Secondo la procura, che presenterà appello, 27 anni fa la donna avrebbe ucciso la segretaria del commercialista di Chiavari mossa da rancore e gelosia.
Genova – Il 6 maggio 1996 l’omicidio di Nada Cella, massacrata nello studio di commercialista di Chiavari dove lavorava, sconvolse il Paese, a molti sembrò un delitto fotocopia di quello di Simonetta Cesaroni, uccisa l’estate di sei anni prima a Roma. Entrambe giovani segretarie ammazzate sul posto di lavoro da killer che per la giustizia si sarebbero trasformati in fantasmi. Adesso la similitudine tra i due cold case più famosi d’Italia rischia di diventare assoluta, negando a Nada come a Simonetta ogni forma di giustizia..
Il gip Angela Nutini ha deciso, infatti, di non rinviare a giudizio Annalucia Cecere, 58 anni, la donna per la quale la pm Gabriella Dotto, da tre anni al lavoro sul nuovo filone dell’inchiesta, aveva chiesto il rinvio a giudizio indicandola come l’assassina di Nada. Niente processo nemmeno per Marco Soracco, 61 anni, il titolare dello studio di commercialista che era accusato di favoreggiamento e false informazioni al pm, così come la madre di lui, Marisa Bacchioni di 92 anni. Vista la mole di lavoro spesa sula caso è probabile che la procura presenterà appello.
Secondo la pm, Cecere avrebbe ucciso Nada per motivi di rancore e gelosia verso la vittima, per via della posizione da lei occupata all’interno dello studio di Soracco e la sua vicinanza al commercialista, il quale – sempre secondo la versione dell’accusa non accolta dalla gip – insieme alla madre, sarebbe stato consapevole della consapevole della Cecere, avendola addirittura sorpresa nello studio con ancora le mani insanguinate e il corpo di Nada a terra.

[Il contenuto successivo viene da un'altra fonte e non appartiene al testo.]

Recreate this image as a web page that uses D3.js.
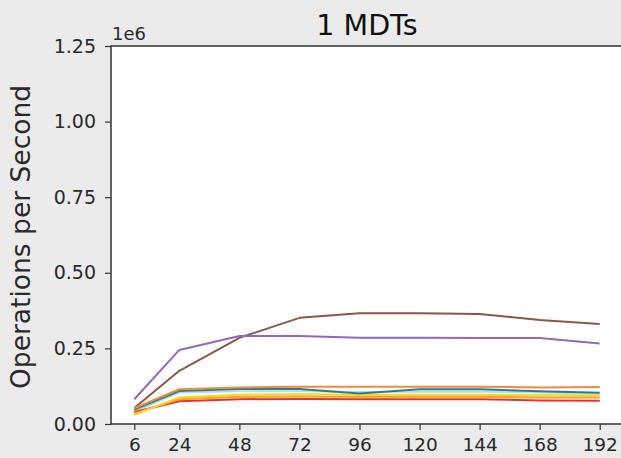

A quasi 27 anni di distanza dall’omicidio, gli ultimi barlumi di luce sulla verità, speranza alle quali erano aggrappate con tenacia sia la madre di Nada, Silvana Smaniotto, che la sorella, sembrano essersi spente. Va contemporaneamente ricordato che Annalucia Cecere ha sempre respinto le accuse, negando ogni suo coinvolgimento nella vicenda, così come pure una relazione con il commercialista Soracco che sembrava invece emergere dalle carte dell’inchiesta.
Ni giorni e nelle settimane che seguirono l’omicidio, Marco Soracco venne inizialmente sospettato, più volte interrogato e poi prosciolto da ogni accusa. Già all’epoca, però, l’inchiesta apparve macchiata da sottovalutazioni ed erronee valutazioni di alcuni elementi rilevanti, non da ultimo una serie di testimonianze cadute nel vuoto, che avrebbero potuto fornire nuova luce al quadro generale. Inoltre, gran parte degli atti andarono in seguito perduti durante un alluvione che invase gli scantinati dell’allora palazzo di giustizia di Chiavari.
Su quelli che si sono salvati hanno lavorato la criminologa Antonella Delfino Pesce, alla quale si deve principalmente la riapertura del caso, insieme all’avvocata Sabrina Franzone, legale della mamma di Nada. Sforzo congiunto i cui risultati avevano permesso alla procura di costruire un nuovo castello accusatorio. Prove e indizi che però il gip non ha ritenuto sufficienti.